On the power of fun.
He argues that we should never underestimate the power of fun in creating value. Sport is meant to be fun, that is why we started playing it, and it can become too serious and tribalistic, intimidating to newcomers. Snapchat, he says, brings it back to fun and lets people be part of the World Cup party even if they do not care about the result.
The World Cup is a cultural festival, and athletes show up freely because there are no likes
On the World Cup plan.
Personally, he's supporting Scotland, drawn in a group with Brazil. For Snap, the moments are much bigger than the pitch: the kit launches, the squad hype, upsets like Saudi Arabia beating Messi's Argentina. Snap will run AR lenses for fans to show off their fandom, content from partners like Copa90 and Football Co, and a creator program capturing what is happening around the US, while Copa90 tour US cities to meet fan groups from around the world. The ripple effect of those 90 minutes, he says, is sometimes more powerful than what happens on the pitch.

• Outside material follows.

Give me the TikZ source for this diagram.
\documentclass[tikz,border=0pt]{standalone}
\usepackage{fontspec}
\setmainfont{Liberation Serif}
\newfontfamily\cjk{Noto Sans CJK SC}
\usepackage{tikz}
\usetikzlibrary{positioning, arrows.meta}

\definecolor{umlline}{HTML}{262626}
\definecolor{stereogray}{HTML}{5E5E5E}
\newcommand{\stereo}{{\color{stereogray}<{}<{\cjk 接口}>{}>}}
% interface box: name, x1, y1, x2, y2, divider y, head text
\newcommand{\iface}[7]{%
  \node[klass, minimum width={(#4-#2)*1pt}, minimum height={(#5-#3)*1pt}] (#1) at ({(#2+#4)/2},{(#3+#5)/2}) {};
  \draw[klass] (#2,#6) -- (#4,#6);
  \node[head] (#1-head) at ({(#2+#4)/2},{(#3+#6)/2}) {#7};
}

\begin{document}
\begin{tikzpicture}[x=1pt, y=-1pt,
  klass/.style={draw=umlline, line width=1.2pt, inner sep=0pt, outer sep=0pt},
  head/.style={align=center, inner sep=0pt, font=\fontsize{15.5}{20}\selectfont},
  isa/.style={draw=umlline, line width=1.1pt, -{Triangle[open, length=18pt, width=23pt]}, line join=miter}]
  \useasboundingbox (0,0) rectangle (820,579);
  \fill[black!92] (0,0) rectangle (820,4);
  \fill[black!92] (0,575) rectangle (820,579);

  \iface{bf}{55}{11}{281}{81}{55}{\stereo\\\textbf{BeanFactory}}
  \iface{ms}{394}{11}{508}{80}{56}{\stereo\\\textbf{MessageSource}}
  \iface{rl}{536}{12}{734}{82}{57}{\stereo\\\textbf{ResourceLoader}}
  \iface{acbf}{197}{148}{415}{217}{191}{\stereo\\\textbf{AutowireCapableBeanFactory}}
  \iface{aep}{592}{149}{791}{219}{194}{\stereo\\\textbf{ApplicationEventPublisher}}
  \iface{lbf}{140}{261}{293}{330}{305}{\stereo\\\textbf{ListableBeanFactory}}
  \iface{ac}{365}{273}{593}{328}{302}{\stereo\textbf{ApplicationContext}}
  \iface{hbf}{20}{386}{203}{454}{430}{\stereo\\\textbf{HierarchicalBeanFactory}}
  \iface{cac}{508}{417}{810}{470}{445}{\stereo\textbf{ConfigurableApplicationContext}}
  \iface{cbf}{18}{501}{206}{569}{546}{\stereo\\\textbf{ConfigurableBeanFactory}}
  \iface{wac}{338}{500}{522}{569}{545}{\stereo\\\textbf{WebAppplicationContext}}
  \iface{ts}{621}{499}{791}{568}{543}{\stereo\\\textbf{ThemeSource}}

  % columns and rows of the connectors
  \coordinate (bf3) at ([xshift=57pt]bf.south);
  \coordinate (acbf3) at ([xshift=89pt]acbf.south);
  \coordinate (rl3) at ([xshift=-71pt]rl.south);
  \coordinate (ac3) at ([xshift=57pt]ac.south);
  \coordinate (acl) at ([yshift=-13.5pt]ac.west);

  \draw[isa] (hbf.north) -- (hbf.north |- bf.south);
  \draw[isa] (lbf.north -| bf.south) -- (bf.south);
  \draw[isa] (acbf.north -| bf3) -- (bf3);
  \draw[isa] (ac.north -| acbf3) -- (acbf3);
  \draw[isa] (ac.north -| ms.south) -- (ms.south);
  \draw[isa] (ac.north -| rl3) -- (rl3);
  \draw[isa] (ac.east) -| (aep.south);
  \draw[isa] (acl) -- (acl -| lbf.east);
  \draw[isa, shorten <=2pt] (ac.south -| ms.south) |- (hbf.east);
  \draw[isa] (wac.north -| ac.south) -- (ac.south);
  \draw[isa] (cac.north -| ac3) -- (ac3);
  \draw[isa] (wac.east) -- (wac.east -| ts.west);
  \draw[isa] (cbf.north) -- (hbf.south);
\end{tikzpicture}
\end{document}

The freedom of no likes, followers or comments
Erling Haaland is a massive Snapchatter because he feels safe using it. On Snapchat there are no followers, likes or comments, a deliberate design from the start, and Macaulay says that freedom lets athletes be themselves without fear of reprisal. That is why athlete use is growing: it is them in an ice bath, having a steak or playing FIFA, rather than their polished public selves.
Say yes when it is uncomfortable, and never fixate on sport alone
On leadership.
Leadership is a journey where you never arrive, Macaulay says. He remembers being intimidated starting out and the people who gave him a chance, and sees his job as bringing people up and staying open to new perspectives. He mentors two people and finds that reverse mentorship keeps him fresh, which he ties back to always growing rather than staying in the same place.
On the career advice.
For anyone entering sports media, he says focusing on sport is probably a falsehood: figure out what you are good at, double down, then bring that expertise into sport. Be curious, ask questions, and ask for mentorship, which he wishes he had done earlier. His overarching advice is to take risks, because the more uncomfortable he feels, the more he wants to say yes, echoing Richard Branson's line about saying yes and figuring it out afterwards.
Is our content building fandom young in a way that lifts long-term commercial value, or are we making content for its own sake, disconnected from where fans actually spend their attention?